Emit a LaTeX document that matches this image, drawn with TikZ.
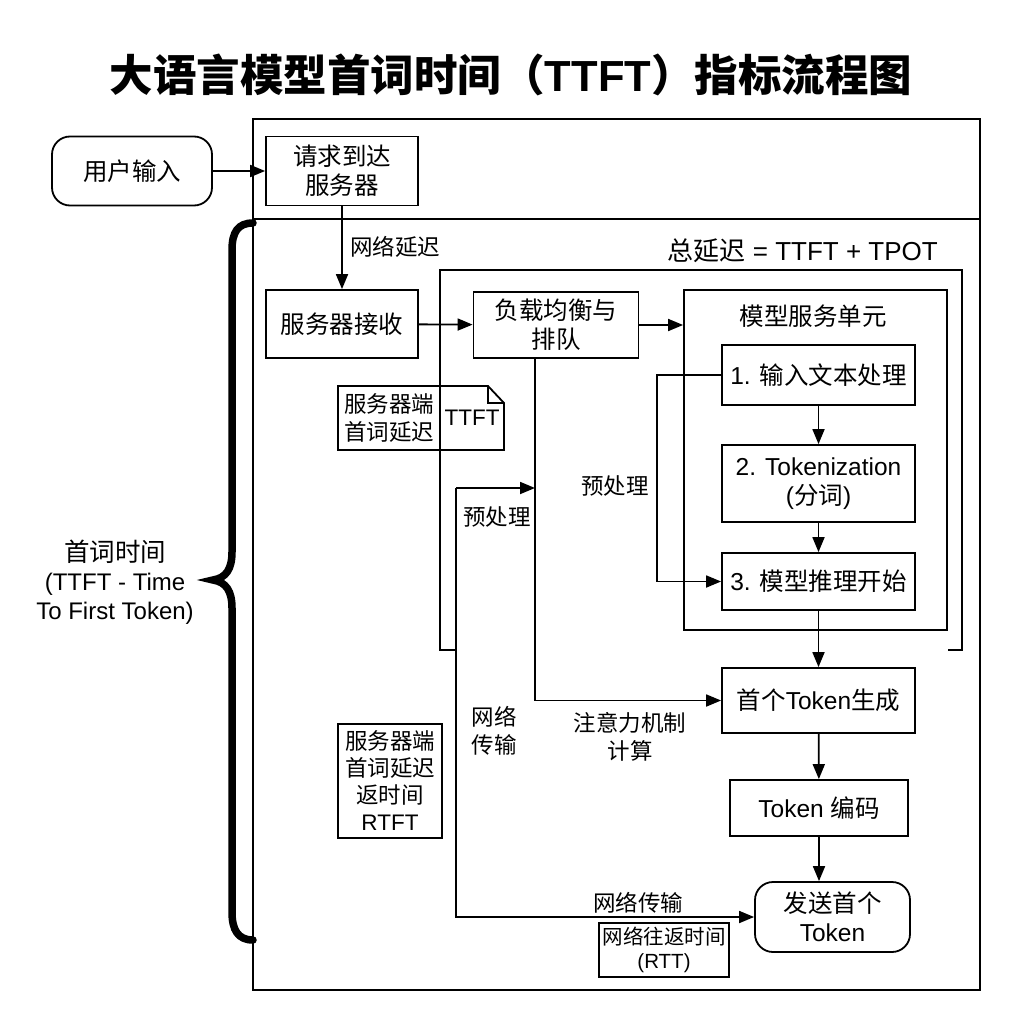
\documentclass[tikz,border=0pt]{standalone}
\usepackage{fontspec}
\setmainfont{Liberation Sans}
\newfontfamily\cjk{Noto Sans CJK SC}
\newcommand{\zh}[1]{{\cjk #1}}
\usetikzlibrary{arrows.meta,calc}
\begin{document}
\begin{tikzpicture}[x=1pt,y=-1pt,
  lw/.style={line width=1.8pt},
  box/.style={draw,lw,align=center,inner sep=0pt,font=\fontsize{24.5}{29}\selectfont},
  rbox/.style={box,rounded corners=18pt},
  lbl/.style={align=center,inner sep=0pt,font=\fontsize{22.5}{28}\selectfont},
  arr/.style={lw,-{Triangle[length=15pt,width=12pt]}},
  ln/.style={lw}]
\useasboundingbox (0,0) rectangle (1024,1024);
% title
\node[inner sep=0pt,font=\fontsize{43.5}{50}\selectfont\bfseries] (title) at (511,75)
  {\zh{大语言模型首词时间（}TTFT\zh{）指标流程图}};
% outer frame
\draw[ln] (253,119) rectangle (980,990);
\draw[ln] (253,219) -- (980,219);
% brace
\draw[line width=7.5pt,line cap=round] (253,223) .. controls (238,223) and (232,232) .. (232,250)
  -- (232,552) .. controls (232,569) and (226,578) .. (213,580)
  .. controls (226,582) and (232,591) .. (232,608)
  -- (232,912) .. controls (232,930) and (238,940) .. (253,940);
\node[lbl,font=\fontsize{24}{29}\selectfont] (ttftlbl) at (115,582) {{\fontsize{25.5}{29}\selectfont\zh{首词时间}}\\(TTFT - Time\\To First Token)};
% big bracket frame (total latency)
\draw[ln] (456,650) -- (440,650) -- (440,270) -- (962,270) -- (962,650) -- (948,650);
\node[lbl,anchor=east,font=\fontsize{26}{30}\selectfont] (total) at (938,251) {\zh{总延迟} = TTFT + TPOT};
% note shape
\draw[ln,fill=white] (338,386) -- (488,386) -- (504,403) -- (504,450) -- (338,450) -- cycle;
\draw[ln] (488,386) -- (488,403) -- (504,403);
\draw[ln] (440,386) -- (440,450);
\node[lbl] (note1) at (389,418) {\zh{服务器端}\\\zh{首词延迟}};
\node[lbl] (note2) at (472,418) {TTFT};
% nodes
\node[rbox,minimum width=160pt,minimum height=69pt] (user) at (132,171) {\zh{用户输入}};
\node[box,minimum width=152pt,minimum height=69pt] (req) at (342,171) {\zh{请求到达}\\\zh{服务器}};
\node[box,minimum width=152pt,minimum height=68pt] (recv) at (342,324) {\zh{服务器接收}};
\node[box,minimum width=165pt,minimum height=66pt] (lb) at (556,325) {\zh{负载均衡与}\\\zh{排队}};
\node[draw,lw,minimum width=263pt,minimum height=340pt,inner sep=0pt] (msu) at (815.5,460) {};
\node[lbl,font=\fontsize{24.5}{28}\selectfont] (msut) at (813,316) {\zh{模型服务单元}};
\node[box,minimum width=193pt,minimum height=60pt] (s1) at (818.5,375) {1. \zh{输入文本处理}};
\node[box,minimum width=193pt,minimum height=77pt] (s2) at (818.5,483.5) {2. Tokenization\\(\zh{分词})};
\node[box,minimum width=193pt,minimum height=57pt] (s3) at (818.5,581.5) {3. \zh{模型推理开始}};
\node[box,minimum width=193pt,minimum height=65pt] (first) at (818.5,700.5) {\zh{首个}Token\zh{生成}};
\node[box,minimum width=178pt,minimum height=56pt] (enc) at (819,808) {Token \zh{编码}};
\node[rbox,minimum width=155pt,minimum height=70pt] (send) at (832.5,917) {\zh{发送首个}\\Token};
\node[box,minimum width=130pt,minimum height=54pt,font=\fontsize{20.5}{24}\selectfont] (rtt) at (664,950) {\zh{网络往返时间}\\(RTT)};
\node[box,minimum width=104pt,minimum height=114pt,font=\fontsize{22.5}{27}\selectfont] (rtft) at (390,781) {\zh{服务器端}\\\zh{首词延迟}\\\zh{返时间}\\RTFT};
% connectors
\draw[arr] (user) -- (req);
\draw[arr] (req) -- (recv);
\node[lbl,anchor=west] (netdelay) at (350,247) {\zh{网络延迟}};
\draw[arr] (recv) -- (lb);
\draw[arr] (lb.east) -- (lb.east -| msu.west);
\draw[arr] (s1) -- (s2);
\draw[arr] (s2) -- (s3);
\draw[arr] (s3) -- (first);
\draw[arr] (first) -- (enc);
\draw[arr] (enc.south) -- (enc.south |- send.north);
\coordinate (bypass) at (657,375);
\draw[arr] (s1.west) -- (bypass) |- (s3.west);
\node[lbl] (pre1) at (615,486) {\zh{预处理}};
\coordinate (lbout) at (535,358);
\draw[arr] (lbout) |- (first.west);
\node[lbl] (attn) at (630,737) {\zh{注意力机制}\\\zh{计算}};
\coordinate (np) at (456,488);
\draw[arr] (np) -- (lbout |- np);
\draw[arr] (np) |- (send.west);
\node[lbl] (pre2) at (497,517) {\zh{预处理}};
\node[lbl] (net1) at (494,731) {\zh{网络}\\\zh{传输}};
\node[lbl] (net2) at (638,903) {\zh{网络传输}};
\end{tikzpicture}
\end{document}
━━━
What is being asked: Pictures are to be left out; repeat all the remaining data exactly.

Complete answer:
Emit a LaTeX document that matches this image, drawn with TikZ.
\documentclass[tikz,border=0pt]{standalone}
\usepackage{fontspec}
\setmainfont{Liberation Sans}
\newfontfamily\cjk{Noto Sans CJK SC}
\newcommand{\zh}[1]{{\cjk #1}}
\usetikzlibrary{arrows.meta,calc}
\begin{document}
\begin{tikzpicture}[x=1pt,y=-1pt,
  lw/.style={line width=1.8pt},
  box/.style={draw,lw,align=center,inner sep=0pt,font=\fontsize{24.5}{29}\selectfont},
  rbox/.style={box,rounded corners=18pt},
  lbl/.style={align=center,inner sep=0pt,font=\fontsize{22.5}{28}\selectfont},
  arr/.style={lw,-{Triangle[length=15pt,width=12pt]}},
  ln/.style={lw}]
\useasboundingbox (0,0) rectangle (1024,1024);
% title
\node[inner sep=0pt,font=\fontsize{43.5}{50}\selectfont\bfseries] (title) at (511,75)
  {\zh{大语言模型首词时间（}TTFT\zh{）指标流程图}};
% outer frame
\draw[ln] (253,119) rectangle (980,990);
\draw[ln] (253,219) -- (980,219);
% brace
\draw[line width=7.5pt,line cap=round] (253,223) .. controls (238,223) and (232,232) .. (232,250)
  -- (232,552) .. controls (232,569) and (226,578) .. (213,580)
  .. controls (226,582) and (232,591) .. (232,608)
  -- (232,912) .. controls (232,930) and (238,940) .. (253,940);
\node[lbl,font=\fontsize{24}{29}\selectfont] (ttftlbl) at (115,582) {{\fontsize{25.5}{29}\selectfont\zh{首词时间}}\\(TTFT - Time\\To First Token)};
% big bracket frame (total latency)
\draw[ln] (456,650) -- (440,650) -- (440,270) -- (962,270) -- (962,650) -- (948,650);
\node[lbl,anchor=east,font=\fontsize{26}{30}\selectfont] (total) at (938,251) {\zh{总延迟} = TTFT + TPOT};
% note shape
\draw[ln,fill=white] (338,386) -- (488,386) -- (504,403) -- (504,450) -- (338,450) -- cycle;
\draw[ln] (488,386) -- (488,403) -- (504,403);
\draw[ln] (440,386) -- (440,450);
\node[lbl] (note1) at (389,418) {\zh{服务器端}\\\zh{首词延迟}};
\node[lbl] (note2) at (472,418) {TTFT};
% nodes
\node[rbox,minimum width=160pt,minimum height=69pt] (user) at (132,171) {\zh{用户输入}};
\node[box,minimum width=152pt,minimum height=69pt] (req) at (342,171) {\zh{请求到达}\\\zh{服务器}};
\node[box,minimum width=152pt,minimum height=68pt] (recv) at (342,324) {\zh{服务器接收}};
\node[box,minimum width=165pt,minimum height=66pt] (lb) at (556,325) {\zh{负载均衡与}\\\zh{排队}};
\node[draw,lw,minimum width=263pt,minimum height=340pt,inner sep=0pt] (msu) at (815.5,460) {};
\node[lbl,font=\fontsize{24.5}{28}\selectfont] (msut) at (813,316) {\zh{模型服务单元}};
\node[box,minimum width=193pt,minimum height=60pt] (s1) at (818.5,375) {1. \zh{输入文本处理}};
\node[box,minimum width=193pt,minimum height=77pt] (s2) at (818.5,483.5) {2. Tokenization\\(\zh{分词})};
\node[box,minimum width=193pt,minimum height=57pt] (s3) at (818.5,581.5) {3. \zh{模型推理开始}};
\node[box,minimum width=193pt,minimum height=65pt] (first) at (818.5,700.5) {\zh{首个}Token\zh{生成}};
\node[box,minimum width=178pt,minimum height=56pt] (enc) at (819,808) {Token \zh{编码}};
\node[rbox,minimum width=155pt,minimum height=70pt] (send) at (832.5,917) {\zh{发送首个}\\Token};
\node[box,minimum width=130pt,minimum height=54pt,font=\fontsize{20.5}{24}\selectfont] (rtt) at (664,950) {\zh{网络往返时间}\\(RTT)};
\node[box,minimum width=104pt,minimum height=114pt,font=\fontsize{22.5}{27}\selectfont] (rtft) at (390,781) {\zh{服务器端}\\\zh{首词延迟}\\\zh{返时间}\\RTFT};
% connectors
\draw[arr] (user) -- (req);
\draw[arr] (req) -- (recv);
\node[lbl,anchor=west] (netdelay) at (350,247) {\zh{网络延迟}};
\draw[arr] (recv) -- (lb);
\draw[arr] (lb.east) -- (lb.east -| msu.west);
\draw[arr] (s1) -- (s2);
\draw[arr] (s2) -- (s3);
\draw[arr] (s3) -- (first);
\draw[arr] (first) -- (enc);
\draw[arr] (enc.south) -- (enc.south |- send.north);
\coordinate (bypass) at (657,375);
\draw[arr] (s1.west) -- (bypass) |- (s3.west);
\node[lbl] (pre1) at (615,486) {\zh{预处理}};
\coordinate (lbout) at (535,358);
\draw[arr] (lbout) |- (first.west);
\node[lbl] (attn) at (630,737) {\zh{注意力机制}\\\zh{计算}};
\coordinate (np) at (456,488);
\draw[arr] (np) -- (lbout |- np);
\draw[arr] (np) |- (send.west);
\node[lbl] (pre2) at (497,517) {\zh{预处理}};
\node[lbl] (net1) at (494,731) {\zh{网络}\\\zh{传输}};
\node[lbl] (net2) at (638,903) {\zh{网络传输}};
\end{tikzpicture}
\end{document}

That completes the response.